Colonial Pipeline Cyberattack Causes Gas Shortages

Motorists in Southeast warned against 'panic buying'
gas shortage fuel dispenser
Photograph: Shutterstock

ALPHARETTA, Ga. — Gas stations in the Southeast are experiencing increasing fuel shortages in the wake of the ransomware cyberattack on the Colonial Pipeline.

At least eight states have experienced an increase in the percentage of gas stations without gasoline in the past 24 hours, according to Patrick De Haan, head of petroleum analysis for Boston-based GasBuddy. States with gas shortages include Georgia, Alabama, Tennessee, South Carolina, North Carolina, Florida, Virginia and Maryland.

The increasing shortages come as experts continue to warn motorists against “panic buying” or hoarding gasoline in response to the pipeline’s disruption. In Florida, for instance, consumers are “actually creating the shortage of gasoline” in reaction to “seeing reports about the Colonial Pipeline outage,” Mark Jenkins, spokesperson for AAA, told the Tallahasee Democrat.

Hackers with the group DarkSide are reportedly responsible for the attack. Colonial Pipeline became aware of the ransomware on Friday. On Monday , Alpharetta, Ga.-based Colonial Pipeline said that parts of its system are being brought back online and it hopes to restore service by the end of the week.

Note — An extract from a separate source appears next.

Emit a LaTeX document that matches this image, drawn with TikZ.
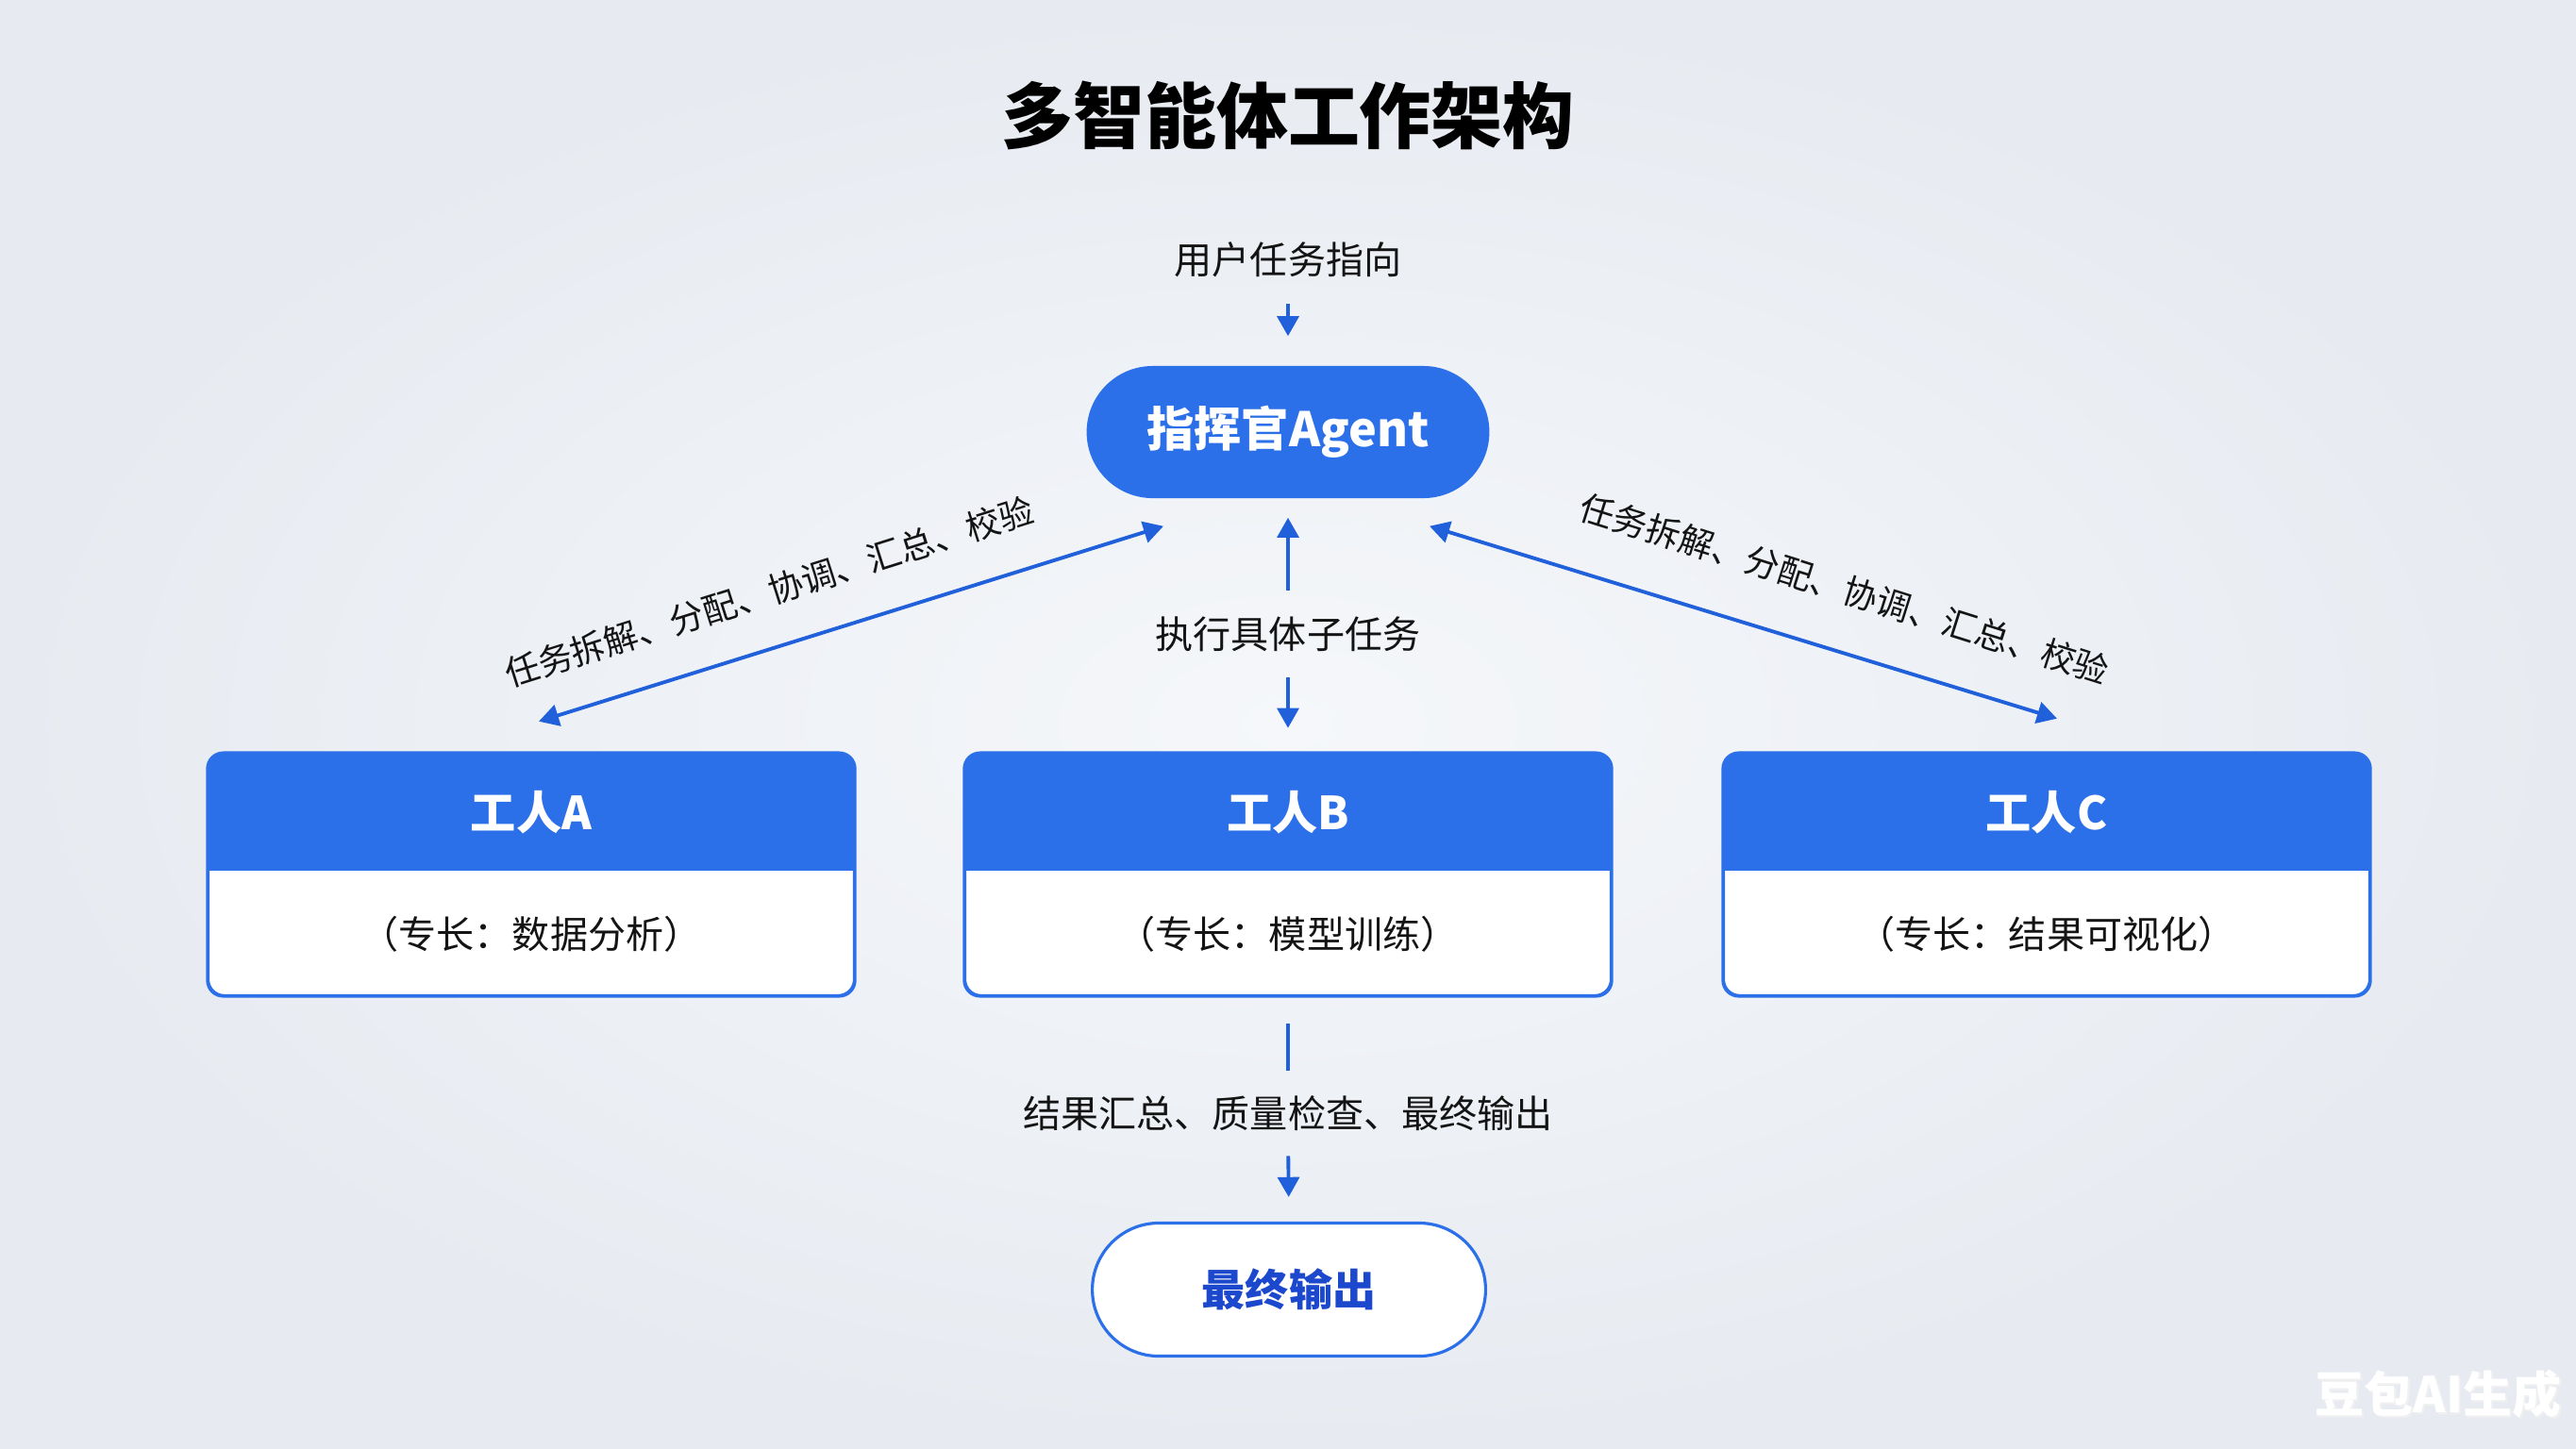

On the federal level, the White House has convened an interagency response group consisting of the Department of Justice (including the FBI), the Department of Homeland Security including the Cybersecurity and Infrastructure Security Agency, the Department of Energy, the Department of Defense, the Department of Transportation, the Department of the Treasury, the Federal Energy Regulatory Commission, the Environmental Protection Agency, and the White House Office of Management and Budget. The group is assessing the attack’s effects on fuel supply and U.S. energy markets and is considering policy options. As part of the working group, and at the White House’s request, the Energy Department’s Office of Cybersecurity, Energy Security and Emergency Response and the U.S. Energy Information Administration have conducted analyses of potential effects of the shutdown and assessed various options for mitigating those effects, including moving supplies by trucks or marine vessels. DOE, the FBI, and other working group members are working directly with the pipeline operator to provide any assistance they need to safely restart operation.

Over the weekend the Transportation Department's Federal Motor Carrier Safety Administration announced it was taking steps to create more flexibility for motor carriers and drivers and issued a temporary hours of service exemption that applies to those transporting gasoline, diesel, jet fuel and other refined petroleum products to Alabama, Arkansas, District of Columbia, Delaware, Florida, Georgia, Kentucky, Louisiana, Maryland, Mississippi, New Jersey, New York, North Carolina, Pennsylvania, South Carolina, Tennessee, Texas and Virginia.

On May 11, the Federal Motor Carrier Safety Administration added West Virginia to the list of states covered, bringing the total to 18 states covered. Additionally, the Environmental Protection Agency issued a reformulated gas (RFG) l waiver for the Mid-Atlantic which will allow conventional fuel to be sold in RFG areas in the District of Columbia, Maryland, Pennsylvania and Virginia to facilitate the supply of gasoline.